■ **AIM**: Restate the listing below word for word, omitting any images.

■ **SUPPLIED MATERIAL**:
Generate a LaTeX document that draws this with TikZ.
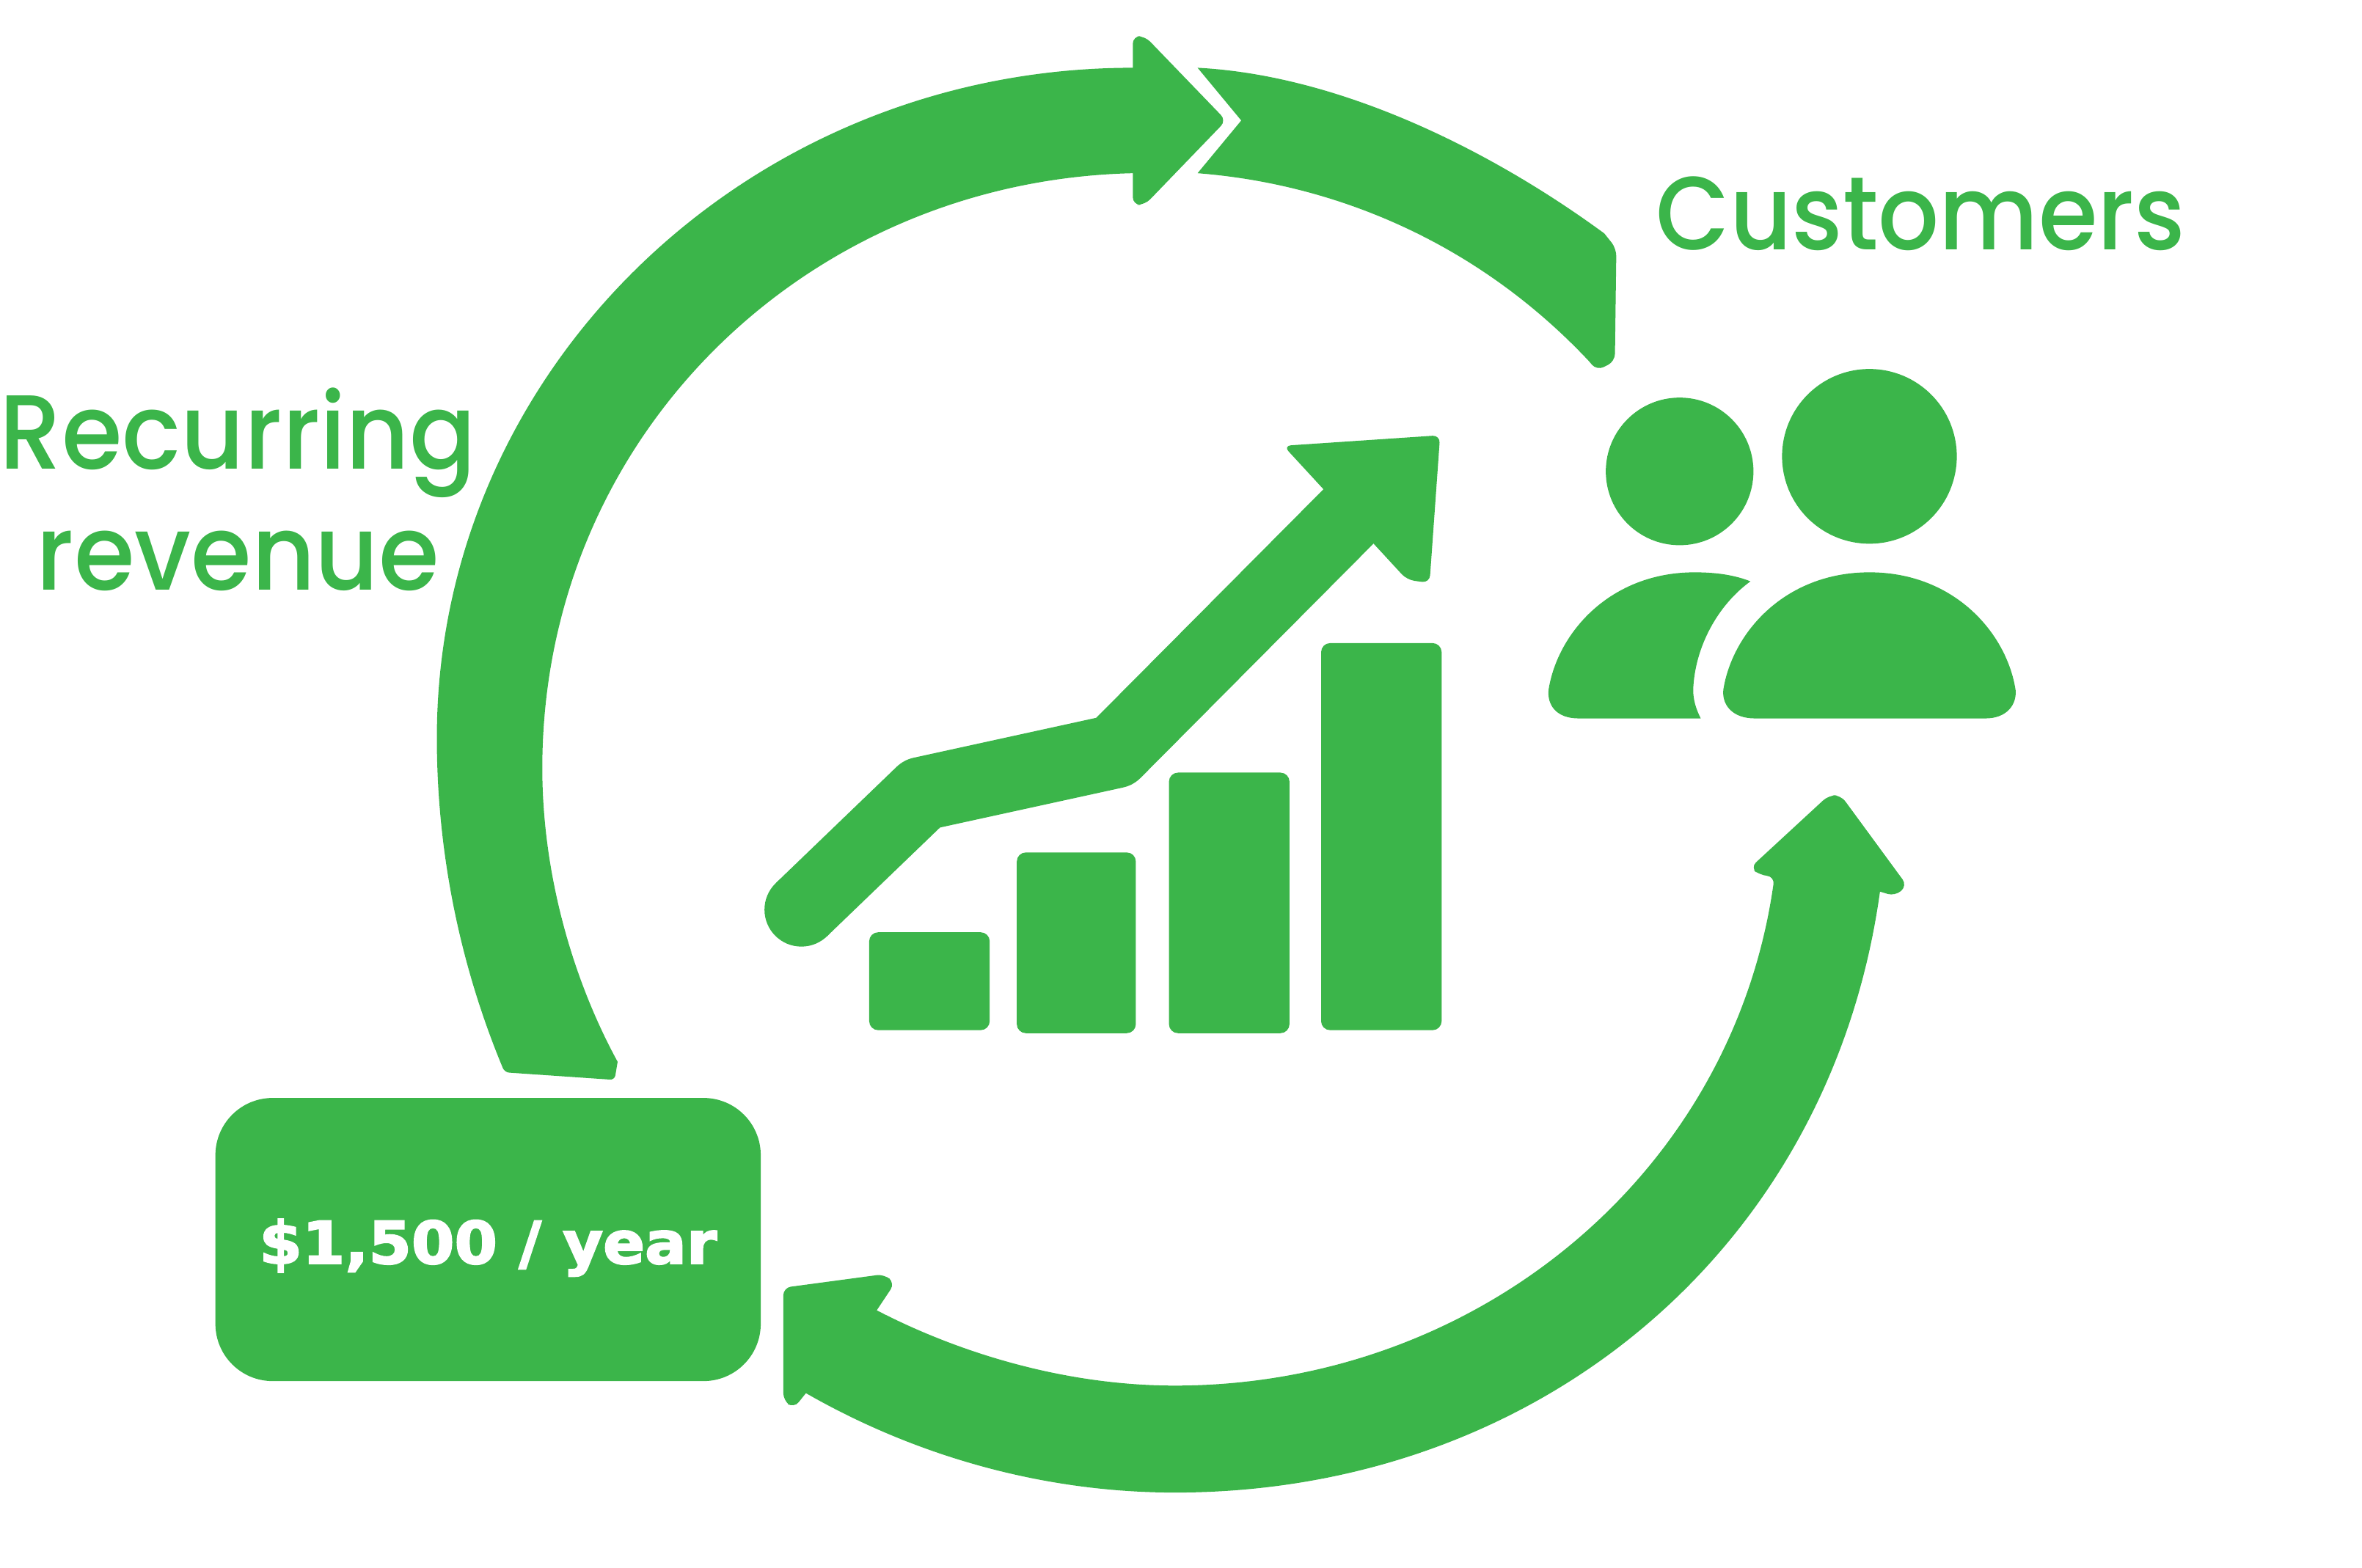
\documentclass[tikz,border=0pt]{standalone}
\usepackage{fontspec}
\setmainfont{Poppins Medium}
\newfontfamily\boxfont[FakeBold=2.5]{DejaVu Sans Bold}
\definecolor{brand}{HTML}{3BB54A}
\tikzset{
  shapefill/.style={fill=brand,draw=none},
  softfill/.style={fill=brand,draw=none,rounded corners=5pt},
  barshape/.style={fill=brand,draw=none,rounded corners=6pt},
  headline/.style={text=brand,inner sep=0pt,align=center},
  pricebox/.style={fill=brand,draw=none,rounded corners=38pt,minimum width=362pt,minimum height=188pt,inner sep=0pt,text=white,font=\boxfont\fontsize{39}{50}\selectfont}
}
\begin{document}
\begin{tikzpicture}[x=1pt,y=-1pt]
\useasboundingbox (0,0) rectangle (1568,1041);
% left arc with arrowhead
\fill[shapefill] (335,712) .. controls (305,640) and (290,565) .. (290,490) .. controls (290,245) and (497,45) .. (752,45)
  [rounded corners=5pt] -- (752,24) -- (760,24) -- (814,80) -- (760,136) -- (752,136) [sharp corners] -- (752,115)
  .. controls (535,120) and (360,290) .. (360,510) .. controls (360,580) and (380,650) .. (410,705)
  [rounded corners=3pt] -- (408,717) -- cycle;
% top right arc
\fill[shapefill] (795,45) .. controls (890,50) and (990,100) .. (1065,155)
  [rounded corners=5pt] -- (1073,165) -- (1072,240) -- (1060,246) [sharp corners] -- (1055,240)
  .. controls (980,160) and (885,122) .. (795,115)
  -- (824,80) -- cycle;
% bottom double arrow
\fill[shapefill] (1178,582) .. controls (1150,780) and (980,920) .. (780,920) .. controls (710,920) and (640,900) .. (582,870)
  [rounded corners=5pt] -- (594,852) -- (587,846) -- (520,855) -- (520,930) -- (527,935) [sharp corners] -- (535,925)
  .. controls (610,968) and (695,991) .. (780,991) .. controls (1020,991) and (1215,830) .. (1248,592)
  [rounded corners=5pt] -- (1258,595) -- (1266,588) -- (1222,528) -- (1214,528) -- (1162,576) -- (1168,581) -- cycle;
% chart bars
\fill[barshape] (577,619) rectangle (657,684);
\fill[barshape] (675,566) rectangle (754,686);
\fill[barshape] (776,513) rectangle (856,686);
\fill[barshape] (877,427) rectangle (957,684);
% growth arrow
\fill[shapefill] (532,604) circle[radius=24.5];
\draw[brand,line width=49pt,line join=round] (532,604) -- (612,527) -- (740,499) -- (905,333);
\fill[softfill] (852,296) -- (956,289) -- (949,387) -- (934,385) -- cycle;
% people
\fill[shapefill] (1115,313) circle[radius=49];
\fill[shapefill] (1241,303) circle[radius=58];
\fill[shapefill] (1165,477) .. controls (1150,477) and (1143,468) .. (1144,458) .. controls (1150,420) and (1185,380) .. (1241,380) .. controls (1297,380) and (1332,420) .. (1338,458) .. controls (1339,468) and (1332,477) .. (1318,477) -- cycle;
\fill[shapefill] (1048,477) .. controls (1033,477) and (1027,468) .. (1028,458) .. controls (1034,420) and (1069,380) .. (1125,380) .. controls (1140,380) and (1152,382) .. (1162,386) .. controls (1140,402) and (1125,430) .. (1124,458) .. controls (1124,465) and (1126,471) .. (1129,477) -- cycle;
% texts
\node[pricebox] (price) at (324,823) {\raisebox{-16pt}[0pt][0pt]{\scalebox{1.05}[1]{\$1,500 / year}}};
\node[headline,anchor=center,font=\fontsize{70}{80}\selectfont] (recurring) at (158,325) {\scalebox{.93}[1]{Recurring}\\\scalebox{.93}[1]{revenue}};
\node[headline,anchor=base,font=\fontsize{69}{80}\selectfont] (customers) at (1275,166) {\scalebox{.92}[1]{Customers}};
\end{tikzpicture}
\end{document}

■ **TASK OUTPUT**:
Generate a LaTeX document that draws this with TikZ.
\documentclass[tikz,border=0pt]{standalone}
\usepackage{fontspec}
\setmainfont{Poppins Medium}
\newfontfamily\boxfont[FakeBold=2.5]{DejaVu Sans Bold}
\definecolor{brand}{HTML}{3BB54A}
\tikzset{
  shapefill/.style={fill=brand,draw=none},
  softfill/.style={fill=brand,draw=none,rounded corners=5pt},
  barshape/.style={fill=brand,draw=none,rounded corners=6pt},
  headline/.style={text=brand,inner sep=0pt,align=center},
  pricebox/.style={fill=brand,draw=none,rounded corners=38pt,minimum width=362pt,minimum height=188pt,inner sep=0pt,text=white,font=\boxfont\fontsize{39}{50}\selectfont}
}
\begin{document}
\begin{tikzpicture}[x=1pt,y=-1pt]
\useasboundingbox (0,0) rectangle (1568,1041);
% left arc with arrowhead
\fill[shapefill] (335,712) .. controls (305,640) and (290,565) .. (290,490) .. controls (290,245) and (497,45) .. (752,45)
  [rounded corners=5pt] -- (752,24) -- (760,24) -- (814,80) -- (760,136) -- (752,136) [sharp corners] -- (752,115)
  .. controls (535,120) and (360,290) .. (360,510) .. controls (360,580) and (380,650) .. (410,705)
  [rounded corners=3pt] -- (408,717) -- cycle;
% top right arc
\fill[shapefill] (795,45) .. controls (890,50) and (990,100) .. (1065,155)
  [rounded corners=5pt] -- (1073,165) -- (1072,240) -- (1060,246) [sharp corners] -- (1055,240)
  .. controls (980,160) and (885,122) .. (795,115)
  -- (824,80) -- cycle;
% bottom double arrow
\fill[shapefill] (1178,582) .. controls (1150,780) and (980,920) .. (780,920) .. controls (710,920) and (640,900) .. (582,870)
  [rounded corners=5pt] -- (594,852) -- (587,846) -- (520,855) -- (520,930) -- (527,935) [sharp corners] -- (535,925)
  .. controls (610,968) and (695,991) .. (780,991) .. controls (1020,991) and (1215,830) .. (1248,592)
  [rounded corners=5pt] -- (1258,595) -- (1266,588) -- (1222,528) -- (1214,528) -- (1162,576) -- (1168,581) -- cycle;
% chart bars
\fill[barshape] (577,619) rectangle (657,684);
\fill[barshape] (675,566) rectangle (754,686);
\fill[barshape] (776,513) rectangle (856,686);
\fill[barshape] (877,427) rectangle (957,684);
% growth arrow
\fill[shapefill] (532,604) circle[radius=24.5];
\draw[brand,line width=49pt,line join=round] (532,604) -- (612,527) -- (740,499) -- (905,333);
\fill[softfill] (852,296) -- (956,289) -- (949,387) -- (934,385) -- cycle;
% people
\fill[shapefill] (1115,313) circle[radius=49];
\fill[shapefill] (1241,303) circle[radius=58];
\fill[shapefill] (1165,477) .. controls (1150,477) and (1143,468) .. (1144,458) .. controls (1150,420) and (1185,380) .. (1241,380) .. controls (1297,380) and (1332,420) .. (1338,458) .. controls (1339,468) and (1332,477) .. (1318,477) -- cycle;
\fill[shapefill] (1048,477) .. controls (1033,477) and (1027,468) .. (1028,458) .. controls (1034,420) and (1069,380) .. (1125,380) .. controls (1140,380) and (1152,382) .. (1162,386) .. controls (1140,402) and (1125,430) .. (1124,458) .. controls (1124,465) and (1126,471) .. (1129,477) -- cycle;
% texts
\node[pricebox] (price) at (324,823) {\raisebox{-16pt}[0pt][0pt]{\scalebox{1.05}[1]{\$1,500 / year}}};
\node[headline,anchor=center,font=\fontsize{70}{80}\selectfont] (recurring) at (158,325) {\scalebox{.93}[1]{Recurring}\\\scalebox{.93}[1]{revenue}};
\node[headline,anchor=base,font=\fontsize{69}{80}\selectfont] (customers) at (1275,166) {\scalebox{.92}[1]{Customers}};
\end{tikzpicture}
\end{document}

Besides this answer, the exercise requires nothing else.